Instructions for the task: Omit every picture and write out the rest of the records exactly.
start Data provided
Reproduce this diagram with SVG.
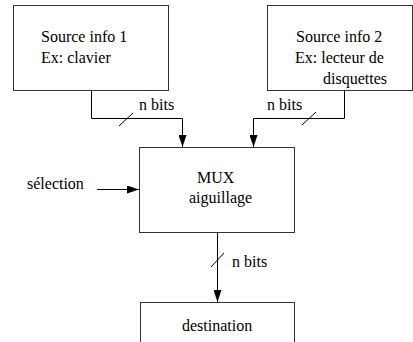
<svg xmlns="http://www.w3.org/2000/svg" width="413" height="342" viewBox="0 0 413 342">
<style>
.box{fill:#fff;stroke:#333;stroke-width:1}
.t{font-family:"Liberation Serif","Times New Roman",serif;font-size:16px;fill:#000}
.w{fill:none;stroke:#000;stroke-width:1}
</style>
<defs>
<marker id="ah" markerWidth="12" markerHeight="8" refX="12" refY="4" orient="auto" markerUnits="userSpaceOnUse">
<path d="M0,0 L12,4 L0,8 Z" fill="#000"/>
</marker>
</defs>
<rect width="413" height="342" fill="#fff"/>
<g id="src1">
<rect class="box" x="13.5" y="5.5" width="155" height="85"/>
<text class="t" x="41" y="42">Source info 1</text>
<text class="t" x="41" y="63">Ex: clavier</text>
</g>
<g id="src2">
<rect class="box" x="267.5" y="5.5" width="145" height="85"/>
<text class="t" x="296" y="42">Source info 2</text>
<text class="t" x="295" y="63">Ex: lecteur de</text>
<text class="t" x="323" y="84">disquettes</text>
</g>
<g id="mux">
<rect class="box" x="139.5" y="147.5" width="155" height="85"/>
<text class="t" x="197" y="183">MUX</text>
<text class="t" x="189" y="203">aiguillage</text>
</g>
<g id="dest">
<rect class="box" x="140.5" y="302.5" width="154" height="50"/>
<text class="t" x="182" y="331">destination</text>
</g>
<g id="connectors">
<path class="w" d="M91.5,90 V118.5 H182.5 V147" marker-end="url(#ah)"/>
<line class="w" x1="119" y1="126" x2="133" y2="113"/>
<text class="t" x="139" y="110">n bits</text>
<path class="w" d="M344.5,90 V118.5 H253.5 V147" marker-end="url(#ah)"/>
<line class="w" x1="302" y1="125" x2="316" y2="112"/>
<text class="t" x="267" y="110">n bits</text>
<path class="w" d="M97,189.5 H139" marker-end="url(#ah)"/>
<text class="t" x="27" y="189">sélection</text>
<path class="w" d="M217.5,232 V302" marker-end="url(#ah)"/>
<line class="w" x1="211" y1="267" x2="224" y2="253"/>
<text class="t" x="232" y="267">n bits</text>
</g>
</svg>
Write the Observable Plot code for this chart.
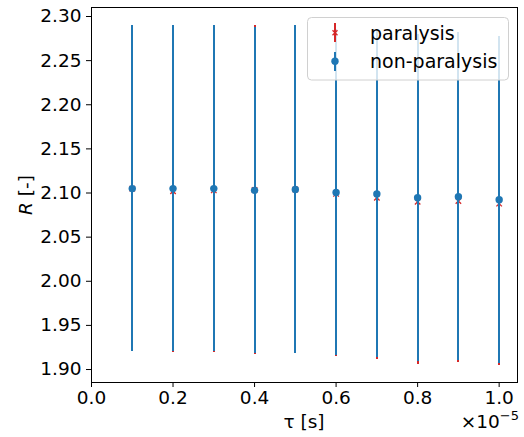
<!DOCTYPE html>
<html>
<head>
<meta charset="utf-8">
<script src="https://cdn.jsdelivr.net/npm/d3@7"></script>
<script src="https://cdn.jsdelivr.net/npm/@observablehq/plot@0.6"></script>
<style>
  html, body { margin: 0; padding: 0; background: #fff; }
  #chart { position: relative; width: 524px; height: 437px; }
</style>
</head>
<body>
<div id="chart"></div>
<script>
const tau = [1e-6, 2e-6, 3e-6, 4e-6, 5e-6, 6e-6, 7e-6, 8e-6, 9e-6, 1e-5];
const nonParalysisMean = [2.105, 2.105, 2.105, 2.103, 2.104, 2.1006, 2.099, 2.0946, 2.0957, 2.0923];
const nonParalysisErr  = [0.185, 0.185, 0.185, 0.185, 0.1855, 0.185, 0.185, 0.185, 0.1857, 0.185];
const paralysisMean = [2.105, 2.102, 2.103, 2.1035, 2.104, 2.099, 2.0946, 2.090, 2.091, 2.088];
const paralysisErr  = [0.185, 0.183, 0.184, 0.186, 0.185, 0.184, 0.183, 0.184, 0.1835, 0.183];
const xTicks = [0, 0.2e-5, 0.4e-5, 0.6e-5, 0.8e-5, 1.0e-5];
const yTicks = [1.90, 1.95, 2.00, 2.05, 2.10, 2.15, 2.20, 2.25, 2.30];
const seriesNames = ["paralysis", "non-paralysis"];

const blue = "#1f77b4", red = "#d62728";
const par = tau.map((t, i) => ({t, m: paralysisMean[i], lo: paralysisMean[i] - paralysisErr[i], hi: paralysisMean[i] + paralysisErr[i]}));
const non = tau.map((t, i) => ({t, m: nonParalysisMean[i], lo: nonParalysisMean[i] - nonParalysisErr[i], hi: nonParalysisMean[i] + nonParalysisErr[i]}));

const W = 524, H = 437;
const plot = Plot.plot({
  width: W, height: H,
  marginLeft: 91, marginRight: 7, marginTop: 7, marginBottom: 55,
  style: {fontSize: "18.5px", fontFamily: "DejaVu Sans", color: "#000", background: "#fff"},
  x: {domain: [0, 1.045e-5]},
  y: {domain: [1.8853, 2.3102]},
  marks: [
    Plot.ruleX(par, {x: "t", y1: "lo", y2: "hi", stroke: red, strokeWidth: 2, shapeRendering: "crispEdges"}),
    Plot.dot(par, {x: "t", y: "m", symbol: "times", r: 2.6, stroke: red, strokeWidth: 1.3}),
    Plot.ruleX(non, {x: "t", y1: "lo", y2: "hi", stroke: blue, strokeWidth: 2, shapeRendering: "crispEdges"}),
    Plot.dot(non, {x: "t", y: "m", r: 3.7, fill: blue, stroke: "none"}),
    Plot.axisX({ticks: xTicks, tickFormat: d => (d * 1e5).toFixed(1), tickSize: 5, tickPadding: 3, label: null, stroke: "#000"}),
    Plot.axisY({ticks: yTicks, tickFormat: d => d.toFixed(2), tickSize: 5, tickPadding: 5, label: null, stroke: "#000"}),
    Plot.frame({stroke: "#000", strokeWidth: 1})
  ]
});
document.getElementById("chart").appendChild(plot);

const svg = d3.select(plot);
const ff = "DejaVu Sans";
// x label
svg.append("text").attr("x", 304).attr("y", 428).attr("text-anchor", "middle")
  .attr("font-family", ff).attr("font-size", "18.5px").attr("fill", "#000").text("τ [s]");
// y label
const yl = svg.append("text").attr("transform", "translate(32,195) rotate(-90)").attr("text-anchor", "middle")
  .attr("font-family", ff).attr("font-size", "18.5px").attr("fill", "#000");
yl.append("tspan").attr("font-style", "italic").text("R");
yl.append("tspan").text(" [-]");
// offset text
const off = svg.append("text").attr("x", 519).attr("y", 428).attr("text-anchor", "end")
  .attr("font-family", ff).attr("font-size", "18.5px").attr("fill", "#000");
off.append("tspan").text("×10");
off.append("tspan").attr("dy", -8).attr("font-size", "13px").text("−5");

// legend
const lg = svg.append("g").attr("text-anchor", "start");
lg.append("rect").attr("x", 307.5).attr("y", 17.5).attr("width", 201).attr("height", 62.5).attr("rx", 4)
  .attr("fill", "rgba(255,255,255,0.8)").attr("stroke", "#d0d0d0").attr("stroke-width", 1);
const mx = 335;
lg.append("line").attr("x1", mx).attr("x2", mx).attr("y1", 22.7).attr("y2", 41.7).attr("stroke", red).attr("stroke-width", 2).attr("shape-rendering", "crispEdges");
lg.append("path").attr("d", `M${mx-2.5},${32.7-2.5}L${mx+2.5},${32.7+2.5}M${mx-2.5},${32.7+2.5}L${mx+2.5},${32.7-2.5}`).attr("stroke", red).attr("stroke-width", 1.3).attr("fill", "none");
lg.append("line").attr("x1", mx).attr("x2", mx).attr("y1", 51.7).attr("y2", 70.7).attr("stroke", blue).attr("stroke-width", 2).attr("shape-rendering", "crispEdges");
lg.append("circle").attr("cx", mx).attr("cy", 61.2).attr("r", 3.7).attr("fill", blue);
lg.append("text").attr("x", 370).attr("y", 40).attr("text-anchor", "start").attr("font-family", ff).attr("font-size", "19px").attr("fill", "#000").text(seriesNames[0]);
lg.append("text").attr("x", 370).attr("y", 68).attr("text-anchor", "start").attr("font-family", ff).attr("font-size", "19px").attr("fill", "#000").text(seriesNames[1]);
</script>
</body>
</html>
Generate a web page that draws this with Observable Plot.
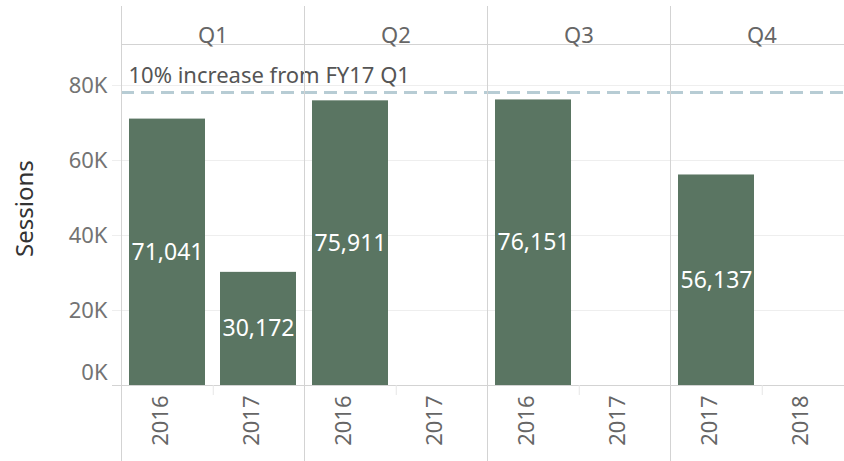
end Data provided
Task output:
Reproduce this diagram with SVG.
<svg xmlns="http://www.w3.org/2000/svg" width="413" height="342" viewBox="0 0 413 342">
<style>
.box{fill:#fff;stroke:#333;stroke-width:1}
.t{font-family:"Liberation Serif","Times New Roman",serif;font-size:16px;fill:#000}
.w{fill:none;stroke:#000;stroke-width:1}
</style>
<defs>
<marker id="ah" markerWidth="12" markerHeight="8" refX="12" refY="4" orient="auto" markerUnits="userSpaceOnUse">
<path d="M0,0 L12,4 L0,8 Z" fill="#000"/>
</marker>
</defs>
<rect width="413" height="342" fill="#fff"/>
<g id="src1">
<rect class="box" x="13.5" y="5.5" width="155" height="85"/>
<text class="t" x="41" y="42">Source info 1</text>
<text class="t" x="41" y="63">Ex: clavier</text>
</g>
<g id="src2">
<rect class="box" x="267.5" y="5.5" width="145" height="85"/>
<text class="t" x="296" y="42">Source info 2</text>
<text class="t" x="295" y="63">Ex: lecteur de</text>
<text class="t" x="323" y="84">disquettes</text>
</g>
<g id="mux">
<rect class="box" x="139.5" y="147.5" width="155" height="85"/>
<text class="t" x="197" y="183">MUX</text>
<text class="t" x="189" y="203">aiguillage</text>
</g>
<g id="dest">
<rect class="box" x="140.5" y="302.5" width="154" height="50"/>
<text class="t" x="182" y="331">destination</text>
</g>
<g id="connectors">
<path class="w" d="M91.5,90 V118.5 H182.5 V147" marker-end="url(#ah)"/>
<line class="w" x1="119" y1="126" x2="133" y2="113"/>
<text class="t" x="139" y="110">n bits</text>
<path class="w" d="M344.5,90 V118.5 H253.5 V147" marker-end="url(#ah)"/>
<line class="w" x1="302" y1="125" x2="316" y2="112"/>
<text class="t" x="267" y="110">n bits</text>
<path class="w" d="M97,189.5 H139" marker-end="url(#ah)"/>
<text class="t" x="27" y="189">sélection</text>
<path class="w" d="M217.5,232 V302" marker-end="url(#ah)"/>
<line class="w" x1="211" y1="267" x2="224" y2="253"/>
<text class="t" x="232" y="267">n bits</text>
</g>
</svg>
Write the Observable Plot code for this chart.
<!DOCTYPE html>
<html>
<head>
<meta charset="utf-8">
<script src="https://cdn.jsdelivr.net/npm/d3@7"></script>
<script src="https://cdn.jsdelivr.net/npm/@observablehq/plot@0.6"></script>
<style>
  html, body { margin: 0; padding: 0; background: #fff; }
  #chart { position: relative; width: 524px; height: 437px; }
</style>
</head>
<body>
<div id="chart"></div>
<script>
const tau = [1e-6, 2e-6, 3e-6, 4e-6, 5e-6, 6e-6, 7e-6, 8e-6, 9e-6, 1e-5];
const nonParalysisMean = [2.105, 2.105, 2.105, 2.103, 2.104, 2.1006, 2.099, 2.0946, 2.0957, 2.0923];
const nonParalysisErr  = [0.185, 0.185, 0.185, 0.185, 0.1855, 0.185, 0.185, 0.185, 0.1857, 0.185];
const paralysisMean = [2.105, 2.102, 2.103, 2.1035, 2.104, 2.099, 2.0946, 2.090, 2.091, 2.088];
const paralysisErr  = [0.185, 0.183, 0.184, 0.186, 0.185, 0.184, 0.183, 0.184, 0.1835, 0.183];
const xTicks = [0, 0.2e-5, 0.4e-5, 0.6e-5, 0.8e-5, 1.0e-5];
const yTicks = [1.90, 1.95, 2.00, 2.05, 2.10, 2.15, 2.20, 2.25, 2.30];
const seriesNames = ["paralysis", "non-paralysis"];

const blue = "#1f77b4", red = "#d62728";
const par = tau.map((t, i) => ({t, m: paralysisMean[i], lo: paralysisMean[i] - paralysisErr[i], hi: paralysisMean[i] + paralysisErr[i]}));
const non = tau.map((t, i) => ({t, m: nonParalysisMean[i], lo: nonParalysisMean[i] - nonParalysisErr[i], hi: nonParalysisMean[i] + nonParalysisErr[i]}));

const W = 524, H = 437;
const plot = Plot.plot({
  width: W, height: H,
  marginLeft: 91, marginRight: 7, marginTop: 7, marginBottom: 55,
  style: {fontSize: "18.5px", fontFamily: "DejaVu Sans", color: "#000", background: "#fff"},
  x: {domain: [0, 1.045e-5]},
  y: {domain: [1.8853, 2.3102]},
  marks: [
    Plot.ruleX(par, {x: "t", y1: "lo", y2: "hi", stroke: red, strokeWidth: 2, shapeRendering: "crispEdges"}),
    Plot.dot(par, {x: "t", y: "m", symbol: "times", r: 2.6, stroke: red, strokeWidth: 1.3}),
    Plot.ruleX(non, {x: "t", y1: "lo", y2: "hi", stroke: blue, strokeWidth: 2, shapeRendering: "crispEdges"}),
    Plot.dot(non, {x: "t", y: "m", r: 3.7, fill: blue, stroke: "none"}),
    Plot.axisX({ticks: xTicks, tickFormat: d => (d * 1e5).toFixed(1), tickSize: 5, tickPadding: 3, label: null, stroke: "#000"}),
    Plot.axisY({ticks: yTicks, tickFormat: d => d.toFixed(2), tickSize: 5, tickPadding: 5, label: null, stroke: "#000"}),
    Plot.frame({stroke: "#000", strokeWidth: 1})
  ]
});
document.getElementById("chart").appendChild(plot);

const svg = d3.select(plot);
const ff = "DejaVu Sans";
// x label
svg.append("text").attr("x", 304).attr("y", 428).attr("text-anchor", "middle")
  .attr("font-family", ff).attr("font-size", "18.5px").attr("fill", "#000").text("τ [s]");
// y label
const yl = svg.append("text").attr("transform", "translate(32,195) rotate(-90)").attr("text-anchor", "middle")
  .attr("font-family", ff).attr("font-size", "18.5px").attr("fill", "#000");
yl.append("tspan").attr("font-style", "italic").text("R");
yl.append("tspan").text(" [-]");
// offset text
const off = svg.append("text").attr("x", 519).attr("y", 428).attr("text-anchor", "end")
  .attr("font-family", ff).attr("font-size", "18.5px").attr("fill", "#000");
off.append("tspan").text("×10");
off.append("tspan").attr("dy", -8).attr("font-size", "13px").text("−5");

// legend
const lg = svg.append("g").attr("text-anchor", "start");
lg.append("rect").attr("x", 307.5).attr("y", 17.5).attr("width", 201).attr("height", 62.5).attr("rx", 4)
  .attr("fill", "rgba(255,255,255,0.8)").attr("stroke", "#d0d0d0").attr("stroke-width", 1);
const mx = 335;
lg.append("line").attr("x1", mx).attr("x2", mx).attr("y1", 22.7).attr("y2", 41.7).attr("stroke", red).attr("stroke-width", 2).attr("shape-rendering", "crispEdges");
lg.append("path").attr("d", `M${mx-2.5},${32.7-2.5}L${mx+2.5},${32.7+2.5}M${mx-2.5},${32.7+2.5}L${mx+2.5},${32.7-2.5}`).attr("stroke", red).attr("stroke-width", 1.3).attr("fill", "none");
lg.append("line").attr("x1", mx).attr("x2", mx).attr("y1", 51.7).attr("y2", 70.7).attr("stroke", blue).attr("stroke-width", 2).attr("shape-rendering", "crispEdges");
lg.append("circle").attr("cx", mx).attr("cy", 61.2).attr("r", 3.7).attr("fill", blue);
lg.append("text").attr("x", 370).attr("y", 40).attr("text-anchor", "start").attr("font-family", ff).attr("font-size", "19px").attr("fill", "#000").text(seriesNames[0]);
lg.append("text").attr("x", 370).attr("y", 68).attr("text-anchor", "start").attr("font-family", ff).attr("font-size", "19px").attr("fill", "#000").text(seriesNames[1]);
</script>
</body>
</html>
Generate a web page that draws this with Observable Plot.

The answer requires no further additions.